RECORDS FOR THE TASK:
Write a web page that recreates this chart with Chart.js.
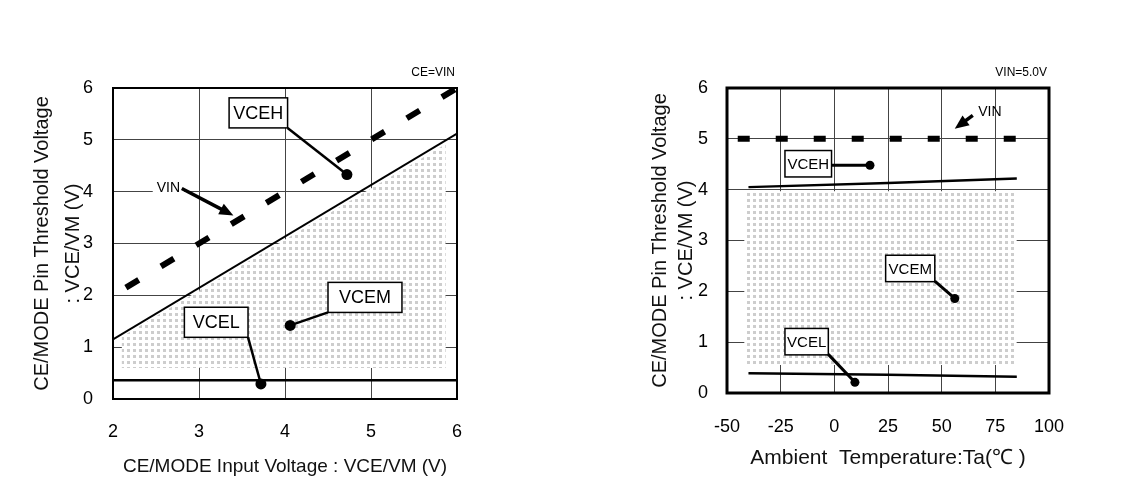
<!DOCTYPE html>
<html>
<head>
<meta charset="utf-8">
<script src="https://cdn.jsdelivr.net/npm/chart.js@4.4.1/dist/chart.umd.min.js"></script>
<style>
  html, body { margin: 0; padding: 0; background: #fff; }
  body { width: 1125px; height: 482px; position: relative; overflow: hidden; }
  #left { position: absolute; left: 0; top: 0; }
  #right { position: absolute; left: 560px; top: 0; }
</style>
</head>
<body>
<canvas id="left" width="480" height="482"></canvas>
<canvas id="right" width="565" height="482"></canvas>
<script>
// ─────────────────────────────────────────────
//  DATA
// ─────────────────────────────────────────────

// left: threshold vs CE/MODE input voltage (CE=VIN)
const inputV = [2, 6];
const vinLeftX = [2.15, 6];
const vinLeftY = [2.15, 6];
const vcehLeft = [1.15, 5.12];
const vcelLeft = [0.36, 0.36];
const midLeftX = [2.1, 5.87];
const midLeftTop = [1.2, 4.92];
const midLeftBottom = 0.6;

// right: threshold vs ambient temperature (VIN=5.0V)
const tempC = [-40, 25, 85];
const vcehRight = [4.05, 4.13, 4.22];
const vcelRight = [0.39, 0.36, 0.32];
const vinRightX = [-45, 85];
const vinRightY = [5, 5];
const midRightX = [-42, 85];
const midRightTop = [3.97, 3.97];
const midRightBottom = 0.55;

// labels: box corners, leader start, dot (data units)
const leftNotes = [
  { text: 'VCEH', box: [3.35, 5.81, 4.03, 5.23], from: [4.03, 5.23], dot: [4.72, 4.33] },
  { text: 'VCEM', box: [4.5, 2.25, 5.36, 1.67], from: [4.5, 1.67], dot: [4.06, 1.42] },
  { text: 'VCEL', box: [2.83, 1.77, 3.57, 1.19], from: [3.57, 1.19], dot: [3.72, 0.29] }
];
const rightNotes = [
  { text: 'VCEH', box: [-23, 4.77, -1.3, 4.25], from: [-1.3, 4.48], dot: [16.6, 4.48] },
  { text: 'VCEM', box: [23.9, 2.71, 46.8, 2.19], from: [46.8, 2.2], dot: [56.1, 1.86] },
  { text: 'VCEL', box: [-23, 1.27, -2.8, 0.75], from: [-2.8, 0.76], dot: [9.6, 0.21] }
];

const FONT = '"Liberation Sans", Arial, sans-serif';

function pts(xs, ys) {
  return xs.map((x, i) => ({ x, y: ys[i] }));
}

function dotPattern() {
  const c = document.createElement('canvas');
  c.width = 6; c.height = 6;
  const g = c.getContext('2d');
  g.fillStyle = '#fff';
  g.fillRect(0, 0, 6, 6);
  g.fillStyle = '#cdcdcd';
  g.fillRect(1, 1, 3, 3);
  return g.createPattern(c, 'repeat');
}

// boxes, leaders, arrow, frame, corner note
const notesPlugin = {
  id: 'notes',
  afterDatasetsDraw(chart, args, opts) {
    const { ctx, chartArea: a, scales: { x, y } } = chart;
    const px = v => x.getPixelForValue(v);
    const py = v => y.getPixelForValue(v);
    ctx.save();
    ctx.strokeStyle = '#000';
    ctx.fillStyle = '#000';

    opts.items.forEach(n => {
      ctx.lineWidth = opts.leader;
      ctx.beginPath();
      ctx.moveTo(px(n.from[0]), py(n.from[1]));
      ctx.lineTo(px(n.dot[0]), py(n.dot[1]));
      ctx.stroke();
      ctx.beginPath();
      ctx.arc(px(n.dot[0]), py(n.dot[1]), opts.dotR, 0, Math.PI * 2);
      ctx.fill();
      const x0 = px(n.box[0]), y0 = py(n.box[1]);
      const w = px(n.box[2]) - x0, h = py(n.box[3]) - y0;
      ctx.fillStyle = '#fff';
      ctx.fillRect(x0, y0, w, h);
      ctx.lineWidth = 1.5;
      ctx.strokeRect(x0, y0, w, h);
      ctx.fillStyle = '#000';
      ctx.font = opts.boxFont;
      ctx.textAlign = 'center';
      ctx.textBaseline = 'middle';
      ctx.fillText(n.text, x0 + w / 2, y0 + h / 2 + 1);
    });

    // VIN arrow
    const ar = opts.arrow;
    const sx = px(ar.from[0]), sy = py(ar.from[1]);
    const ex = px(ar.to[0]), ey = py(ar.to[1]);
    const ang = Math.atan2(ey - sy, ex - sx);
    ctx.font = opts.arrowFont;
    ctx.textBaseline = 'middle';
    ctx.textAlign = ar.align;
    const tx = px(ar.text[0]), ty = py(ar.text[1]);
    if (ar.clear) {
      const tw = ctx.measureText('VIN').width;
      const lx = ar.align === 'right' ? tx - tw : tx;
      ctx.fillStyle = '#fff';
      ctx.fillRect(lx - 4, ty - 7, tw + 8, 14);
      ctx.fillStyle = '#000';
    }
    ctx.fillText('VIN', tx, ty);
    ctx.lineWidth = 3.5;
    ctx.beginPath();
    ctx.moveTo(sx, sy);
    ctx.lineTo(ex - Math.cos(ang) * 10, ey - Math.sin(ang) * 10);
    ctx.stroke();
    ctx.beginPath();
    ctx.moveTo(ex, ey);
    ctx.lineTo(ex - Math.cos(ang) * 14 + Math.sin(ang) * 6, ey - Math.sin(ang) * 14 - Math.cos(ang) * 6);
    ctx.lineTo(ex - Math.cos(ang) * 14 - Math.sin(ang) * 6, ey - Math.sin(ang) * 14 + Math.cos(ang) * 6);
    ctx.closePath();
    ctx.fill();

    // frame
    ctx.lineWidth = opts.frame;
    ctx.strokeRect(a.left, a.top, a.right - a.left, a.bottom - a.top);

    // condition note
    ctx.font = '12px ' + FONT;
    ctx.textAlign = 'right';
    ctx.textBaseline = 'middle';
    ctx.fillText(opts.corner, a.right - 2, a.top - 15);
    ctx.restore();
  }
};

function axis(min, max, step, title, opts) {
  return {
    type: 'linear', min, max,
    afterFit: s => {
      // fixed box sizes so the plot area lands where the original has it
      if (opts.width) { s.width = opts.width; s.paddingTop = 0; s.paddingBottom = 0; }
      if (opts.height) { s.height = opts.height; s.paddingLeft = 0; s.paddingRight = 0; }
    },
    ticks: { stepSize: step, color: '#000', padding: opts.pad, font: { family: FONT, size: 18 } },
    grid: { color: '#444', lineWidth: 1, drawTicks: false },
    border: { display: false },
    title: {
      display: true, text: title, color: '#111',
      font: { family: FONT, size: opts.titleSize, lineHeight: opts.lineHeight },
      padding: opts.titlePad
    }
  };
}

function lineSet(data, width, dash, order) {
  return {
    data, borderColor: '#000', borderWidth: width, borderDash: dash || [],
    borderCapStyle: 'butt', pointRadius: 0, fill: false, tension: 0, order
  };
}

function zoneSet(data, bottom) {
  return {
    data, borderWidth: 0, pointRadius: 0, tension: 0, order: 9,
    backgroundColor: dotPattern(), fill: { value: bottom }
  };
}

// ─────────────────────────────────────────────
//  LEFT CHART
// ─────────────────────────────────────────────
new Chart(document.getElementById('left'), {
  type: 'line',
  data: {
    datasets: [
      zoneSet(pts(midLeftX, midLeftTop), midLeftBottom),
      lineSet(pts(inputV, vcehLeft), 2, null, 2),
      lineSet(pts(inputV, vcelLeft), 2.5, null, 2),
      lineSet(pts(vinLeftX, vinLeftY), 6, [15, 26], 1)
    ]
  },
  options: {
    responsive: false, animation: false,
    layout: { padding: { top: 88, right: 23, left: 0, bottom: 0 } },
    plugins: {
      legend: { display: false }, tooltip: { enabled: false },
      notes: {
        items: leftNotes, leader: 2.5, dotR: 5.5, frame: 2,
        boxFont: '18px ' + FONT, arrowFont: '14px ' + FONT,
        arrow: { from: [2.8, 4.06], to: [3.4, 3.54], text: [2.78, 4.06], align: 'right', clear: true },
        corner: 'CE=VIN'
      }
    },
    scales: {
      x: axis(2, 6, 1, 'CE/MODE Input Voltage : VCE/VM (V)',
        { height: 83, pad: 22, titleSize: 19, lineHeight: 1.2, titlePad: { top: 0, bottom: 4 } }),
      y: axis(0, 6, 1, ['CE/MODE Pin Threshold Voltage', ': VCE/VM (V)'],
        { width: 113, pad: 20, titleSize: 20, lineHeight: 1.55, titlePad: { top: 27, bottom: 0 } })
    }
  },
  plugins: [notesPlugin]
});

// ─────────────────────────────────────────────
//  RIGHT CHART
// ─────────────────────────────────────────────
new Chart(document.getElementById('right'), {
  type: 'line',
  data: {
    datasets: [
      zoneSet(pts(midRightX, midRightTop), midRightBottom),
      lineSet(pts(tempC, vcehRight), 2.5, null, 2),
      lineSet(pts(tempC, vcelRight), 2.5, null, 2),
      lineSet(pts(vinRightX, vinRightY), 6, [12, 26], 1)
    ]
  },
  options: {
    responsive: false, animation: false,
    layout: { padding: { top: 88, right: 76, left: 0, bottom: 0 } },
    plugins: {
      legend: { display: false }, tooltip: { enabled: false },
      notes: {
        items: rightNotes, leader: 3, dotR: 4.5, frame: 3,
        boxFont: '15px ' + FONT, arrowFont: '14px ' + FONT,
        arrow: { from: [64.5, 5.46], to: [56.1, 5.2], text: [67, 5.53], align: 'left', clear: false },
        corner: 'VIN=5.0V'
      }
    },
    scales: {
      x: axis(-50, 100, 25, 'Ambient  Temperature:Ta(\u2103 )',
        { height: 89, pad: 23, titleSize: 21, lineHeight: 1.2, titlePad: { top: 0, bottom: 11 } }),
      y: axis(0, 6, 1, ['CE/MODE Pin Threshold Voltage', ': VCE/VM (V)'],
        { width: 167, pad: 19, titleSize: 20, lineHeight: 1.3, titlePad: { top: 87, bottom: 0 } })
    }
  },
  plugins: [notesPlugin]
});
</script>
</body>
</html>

--

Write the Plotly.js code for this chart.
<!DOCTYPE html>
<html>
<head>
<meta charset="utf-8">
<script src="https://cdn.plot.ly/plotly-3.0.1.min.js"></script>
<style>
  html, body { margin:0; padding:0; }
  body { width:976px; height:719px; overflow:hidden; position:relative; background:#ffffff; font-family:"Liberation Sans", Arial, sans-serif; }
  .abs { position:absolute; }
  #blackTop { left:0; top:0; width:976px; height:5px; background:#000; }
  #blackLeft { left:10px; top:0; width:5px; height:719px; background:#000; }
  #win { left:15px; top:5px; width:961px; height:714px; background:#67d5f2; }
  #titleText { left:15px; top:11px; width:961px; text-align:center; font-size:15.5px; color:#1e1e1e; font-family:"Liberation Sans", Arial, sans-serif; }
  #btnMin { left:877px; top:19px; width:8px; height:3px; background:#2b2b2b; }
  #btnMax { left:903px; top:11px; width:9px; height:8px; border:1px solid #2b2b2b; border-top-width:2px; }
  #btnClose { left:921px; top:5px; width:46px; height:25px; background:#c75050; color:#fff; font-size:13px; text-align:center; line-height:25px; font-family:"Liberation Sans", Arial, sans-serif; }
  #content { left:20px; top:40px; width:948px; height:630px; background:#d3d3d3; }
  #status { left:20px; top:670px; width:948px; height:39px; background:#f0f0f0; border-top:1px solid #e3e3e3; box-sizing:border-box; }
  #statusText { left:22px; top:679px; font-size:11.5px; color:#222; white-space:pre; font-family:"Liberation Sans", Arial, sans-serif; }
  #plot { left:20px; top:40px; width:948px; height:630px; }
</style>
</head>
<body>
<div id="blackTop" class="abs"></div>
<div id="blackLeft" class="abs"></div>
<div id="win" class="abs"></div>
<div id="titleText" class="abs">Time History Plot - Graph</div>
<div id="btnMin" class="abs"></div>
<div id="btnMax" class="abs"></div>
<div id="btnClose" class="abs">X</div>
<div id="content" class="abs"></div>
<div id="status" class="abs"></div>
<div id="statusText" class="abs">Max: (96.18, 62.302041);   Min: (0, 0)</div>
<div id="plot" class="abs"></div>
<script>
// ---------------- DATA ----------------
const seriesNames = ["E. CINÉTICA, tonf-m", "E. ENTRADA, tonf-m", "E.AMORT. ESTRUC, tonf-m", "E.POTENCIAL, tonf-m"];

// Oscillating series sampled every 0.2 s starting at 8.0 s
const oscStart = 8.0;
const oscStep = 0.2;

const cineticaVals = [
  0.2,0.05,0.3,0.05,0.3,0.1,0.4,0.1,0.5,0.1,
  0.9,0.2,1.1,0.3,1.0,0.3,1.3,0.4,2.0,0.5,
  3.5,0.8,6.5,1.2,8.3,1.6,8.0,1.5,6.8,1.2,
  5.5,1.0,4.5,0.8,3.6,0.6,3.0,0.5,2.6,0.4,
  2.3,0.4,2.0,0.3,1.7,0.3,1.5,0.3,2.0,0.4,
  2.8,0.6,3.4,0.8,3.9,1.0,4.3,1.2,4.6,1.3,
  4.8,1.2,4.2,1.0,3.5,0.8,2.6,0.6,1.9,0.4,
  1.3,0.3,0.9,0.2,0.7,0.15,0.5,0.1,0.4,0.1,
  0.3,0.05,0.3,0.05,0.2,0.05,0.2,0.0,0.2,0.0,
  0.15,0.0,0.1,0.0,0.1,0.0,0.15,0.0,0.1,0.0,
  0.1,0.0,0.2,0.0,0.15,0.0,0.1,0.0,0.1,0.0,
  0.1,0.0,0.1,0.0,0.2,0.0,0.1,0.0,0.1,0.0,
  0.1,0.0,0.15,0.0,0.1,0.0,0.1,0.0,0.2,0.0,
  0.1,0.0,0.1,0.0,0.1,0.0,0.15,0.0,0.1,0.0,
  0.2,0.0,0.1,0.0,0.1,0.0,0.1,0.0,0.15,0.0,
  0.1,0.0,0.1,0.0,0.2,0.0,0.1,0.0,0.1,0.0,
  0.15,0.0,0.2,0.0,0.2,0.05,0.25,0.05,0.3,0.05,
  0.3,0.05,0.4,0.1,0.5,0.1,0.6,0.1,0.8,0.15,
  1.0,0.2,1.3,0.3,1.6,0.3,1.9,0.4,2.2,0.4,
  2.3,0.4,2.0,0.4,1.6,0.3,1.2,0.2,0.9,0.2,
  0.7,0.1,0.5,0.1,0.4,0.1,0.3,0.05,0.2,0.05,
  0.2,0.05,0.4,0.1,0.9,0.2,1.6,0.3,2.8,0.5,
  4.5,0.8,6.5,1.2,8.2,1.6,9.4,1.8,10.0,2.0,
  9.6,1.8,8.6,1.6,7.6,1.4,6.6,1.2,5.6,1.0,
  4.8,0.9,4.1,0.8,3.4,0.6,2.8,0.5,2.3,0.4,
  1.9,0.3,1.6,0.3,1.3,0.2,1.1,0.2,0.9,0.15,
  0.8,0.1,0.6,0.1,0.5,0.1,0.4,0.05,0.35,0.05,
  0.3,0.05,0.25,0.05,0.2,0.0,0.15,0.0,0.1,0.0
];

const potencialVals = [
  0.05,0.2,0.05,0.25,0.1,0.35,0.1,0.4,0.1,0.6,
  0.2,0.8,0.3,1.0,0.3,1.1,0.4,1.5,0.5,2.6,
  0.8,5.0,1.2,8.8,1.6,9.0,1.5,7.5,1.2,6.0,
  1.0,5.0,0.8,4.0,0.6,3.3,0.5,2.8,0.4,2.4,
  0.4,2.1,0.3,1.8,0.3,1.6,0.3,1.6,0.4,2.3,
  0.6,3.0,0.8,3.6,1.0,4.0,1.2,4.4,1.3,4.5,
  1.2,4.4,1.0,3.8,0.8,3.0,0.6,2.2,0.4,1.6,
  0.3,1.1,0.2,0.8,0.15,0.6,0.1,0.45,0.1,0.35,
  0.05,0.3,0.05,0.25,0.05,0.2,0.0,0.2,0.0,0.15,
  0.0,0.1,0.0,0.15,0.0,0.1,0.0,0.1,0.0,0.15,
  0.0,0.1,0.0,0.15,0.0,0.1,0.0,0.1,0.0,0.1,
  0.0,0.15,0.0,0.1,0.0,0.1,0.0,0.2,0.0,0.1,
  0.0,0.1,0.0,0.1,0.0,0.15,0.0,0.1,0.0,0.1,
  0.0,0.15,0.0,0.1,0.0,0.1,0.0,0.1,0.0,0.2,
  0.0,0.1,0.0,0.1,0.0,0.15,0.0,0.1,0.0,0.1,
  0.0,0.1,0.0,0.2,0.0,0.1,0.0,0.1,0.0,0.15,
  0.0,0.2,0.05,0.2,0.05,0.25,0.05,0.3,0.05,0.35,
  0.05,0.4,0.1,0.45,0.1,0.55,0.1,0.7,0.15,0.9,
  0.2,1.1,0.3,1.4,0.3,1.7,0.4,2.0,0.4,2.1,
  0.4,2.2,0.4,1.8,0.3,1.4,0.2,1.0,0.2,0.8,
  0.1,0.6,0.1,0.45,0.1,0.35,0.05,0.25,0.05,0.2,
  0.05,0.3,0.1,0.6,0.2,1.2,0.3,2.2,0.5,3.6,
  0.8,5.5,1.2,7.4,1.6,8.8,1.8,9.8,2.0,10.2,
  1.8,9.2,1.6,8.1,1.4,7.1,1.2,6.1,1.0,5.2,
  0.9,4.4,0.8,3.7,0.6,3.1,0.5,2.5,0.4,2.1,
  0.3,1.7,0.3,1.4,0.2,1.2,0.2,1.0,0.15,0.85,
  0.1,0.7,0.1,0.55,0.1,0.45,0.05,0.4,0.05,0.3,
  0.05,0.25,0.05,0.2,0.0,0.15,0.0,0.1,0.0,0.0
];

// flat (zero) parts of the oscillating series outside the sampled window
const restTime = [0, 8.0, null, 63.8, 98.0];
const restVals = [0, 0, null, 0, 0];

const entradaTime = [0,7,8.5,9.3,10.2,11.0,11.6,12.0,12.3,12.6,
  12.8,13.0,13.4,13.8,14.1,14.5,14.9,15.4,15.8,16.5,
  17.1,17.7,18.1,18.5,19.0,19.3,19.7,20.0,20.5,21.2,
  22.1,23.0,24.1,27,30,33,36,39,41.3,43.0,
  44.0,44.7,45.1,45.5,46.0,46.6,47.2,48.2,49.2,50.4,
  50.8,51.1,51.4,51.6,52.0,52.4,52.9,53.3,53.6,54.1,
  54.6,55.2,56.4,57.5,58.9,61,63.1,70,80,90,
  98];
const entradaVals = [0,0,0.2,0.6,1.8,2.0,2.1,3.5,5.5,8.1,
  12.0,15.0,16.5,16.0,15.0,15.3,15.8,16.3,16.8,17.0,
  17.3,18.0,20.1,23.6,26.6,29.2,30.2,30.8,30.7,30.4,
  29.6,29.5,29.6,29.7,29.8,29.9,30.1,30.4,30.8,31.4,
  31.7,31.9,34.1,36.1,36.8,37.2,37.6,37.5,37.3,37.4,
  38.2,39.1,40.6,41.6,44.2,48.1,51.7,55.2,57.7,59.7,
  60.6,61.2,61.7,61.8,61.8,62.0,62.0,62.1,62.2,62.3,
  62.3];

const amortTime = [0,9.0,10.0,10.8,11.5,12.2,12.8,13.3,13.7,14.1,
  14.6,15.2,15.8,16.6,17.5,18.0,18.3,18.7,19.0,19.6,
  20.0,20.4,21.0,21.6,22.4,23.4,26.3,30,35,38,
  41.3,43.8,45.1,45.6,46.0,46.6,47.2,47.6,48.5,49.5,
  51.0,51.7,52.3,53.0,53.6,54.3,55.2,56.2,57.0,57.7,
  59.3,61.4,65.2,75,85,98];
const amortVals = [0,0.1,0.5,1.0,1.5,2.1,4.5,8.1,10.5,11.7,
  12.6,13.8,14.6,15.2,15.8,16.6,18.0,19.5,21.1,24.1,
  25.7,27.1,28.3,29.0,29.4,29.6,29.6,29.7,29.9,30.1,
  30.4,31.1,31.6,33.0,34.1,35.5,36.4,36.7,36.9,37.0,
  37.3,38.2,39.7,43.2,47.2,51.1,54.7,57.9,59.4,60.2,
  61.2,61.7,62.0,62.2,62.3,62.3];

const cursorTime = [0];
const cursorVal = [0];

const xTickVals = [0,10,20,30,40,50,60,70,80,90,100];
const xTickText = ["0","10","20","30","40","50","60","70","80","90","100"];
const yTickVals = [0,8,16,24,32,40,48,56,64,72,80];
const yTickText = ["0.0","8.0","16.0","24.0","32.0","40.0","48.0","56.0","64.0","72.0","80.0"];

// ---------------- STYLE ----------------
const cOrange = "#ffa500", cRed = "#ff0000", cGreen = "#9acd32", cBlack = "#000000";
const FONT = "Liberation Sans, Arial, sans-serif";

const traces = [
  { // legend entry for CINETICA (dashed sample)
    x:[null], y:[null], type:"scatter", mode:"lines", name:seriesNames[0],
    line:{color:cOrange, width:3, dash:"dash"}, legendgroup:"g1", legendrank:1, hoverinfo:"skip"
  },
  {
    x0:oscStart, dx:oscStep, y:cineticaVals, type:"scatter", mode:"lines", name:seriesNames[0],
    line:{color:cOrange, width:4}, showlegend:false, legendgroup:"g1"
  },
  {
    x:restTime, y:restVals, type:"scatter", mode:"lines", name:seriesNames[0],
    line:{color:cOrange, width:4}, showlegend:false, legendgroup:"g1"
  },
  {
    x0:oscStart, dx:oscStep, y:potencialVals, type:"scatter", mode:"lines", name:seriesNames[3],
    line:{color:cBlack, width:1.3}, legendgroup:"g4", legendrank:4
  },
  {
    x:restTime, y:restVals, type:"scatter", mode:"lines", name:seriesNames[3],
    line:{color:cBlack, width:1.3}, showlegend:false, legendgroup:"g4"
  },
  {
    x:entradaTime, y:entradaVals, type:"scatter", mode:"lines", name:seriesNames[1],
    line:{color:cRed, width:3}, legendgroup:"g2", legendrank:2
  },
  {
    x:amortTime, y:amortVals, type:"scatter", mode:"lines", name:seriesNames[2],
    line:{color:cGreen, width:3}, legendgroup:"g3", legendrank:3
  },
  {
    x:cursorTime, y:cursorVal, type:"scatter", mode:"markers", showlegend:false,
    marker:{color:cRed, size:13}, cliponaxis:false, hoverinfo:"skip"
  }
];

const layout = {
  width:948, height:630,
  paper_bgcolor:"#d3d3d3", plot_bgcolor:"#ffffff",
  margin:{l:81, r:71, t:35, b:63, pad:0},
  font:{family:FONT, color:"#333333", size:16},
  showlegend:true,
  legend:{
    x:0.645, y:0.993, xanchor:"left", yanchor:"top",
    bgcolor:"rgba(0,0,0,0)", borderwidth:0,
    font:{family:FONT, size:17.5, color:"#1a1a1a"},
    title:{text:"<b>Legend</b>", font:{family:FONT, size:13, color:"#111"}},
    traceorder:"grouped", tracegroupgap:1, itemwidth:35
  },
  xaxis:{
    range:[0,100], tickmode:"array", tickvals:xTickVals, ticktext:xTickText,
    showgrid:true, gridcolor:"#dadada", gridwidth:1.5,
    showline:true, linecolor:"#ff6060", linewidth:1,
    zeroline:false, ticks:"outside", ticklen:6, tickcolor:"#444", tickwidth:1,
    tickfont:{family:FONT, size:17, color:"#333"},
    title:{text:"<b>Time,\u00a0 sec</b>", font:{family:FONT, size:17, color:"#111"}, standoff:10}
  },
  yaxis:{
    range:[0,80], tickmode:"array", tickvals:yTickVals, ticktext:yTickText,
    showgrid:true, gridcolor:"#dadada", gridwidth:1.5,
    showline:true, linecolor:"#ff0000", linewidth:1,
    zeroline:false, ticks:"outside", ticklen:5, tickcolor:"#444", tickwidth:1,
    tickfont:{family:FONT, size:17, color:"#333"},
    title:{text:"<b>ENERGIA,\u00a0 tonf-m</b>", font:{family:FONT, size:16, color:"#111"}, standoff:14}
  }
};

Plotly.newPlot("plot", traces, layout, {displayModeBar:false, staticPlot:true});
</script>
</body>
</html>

WORK REQUIRED:
Everything above from the line with "Write a web" through the line with "const midLeftBottom = 0.6;" should be retyped exactly, and nothing else; omit pictures.

SOLUTION FOR THIS EXERCISE:
Write a web page that recreates this chart with Chart.js.
<!DOCTYPE html>
<html>
<head>
<meta charset="utf-8">
<script src="https://cdn.jsdelivr.net/npm/chart.js@4.4.1/dist/chart.umd.min.js"></script>
<style>
  html, body { margin: 0; padding: 0; background: #fff; }
  body { width: 1125px; height: 482px; position: relative; overflow: hidden; }
  #left { position: absolute; left: 0; top: 0; }
  #right { position: absolute; left: 560px; top: 0; }
</style>
</head>
<body>
<canvas id="left" width="480" height="482"></canvas>
<canvas id="right" width="565" height="482"></canvas>
<script>
// ─────────────────────────────────────────────
//  DATA
// ─────────────────────────────────────────────

// left: threshold vs CE/MODE input voltage (CE=VIN)
const inputV = [2, 6];
const vinLeftX = [2.15, 6];
const vinLeftY = [2.15, 6];
const vcehLeft = [1.15, 5.12];
const vcelLeft = [0.36, 0.36];
const midLeftX = [2.1, 5.87];
const midLeftTop = [1.2, 4.92];
const midLeftBottom = 0.6;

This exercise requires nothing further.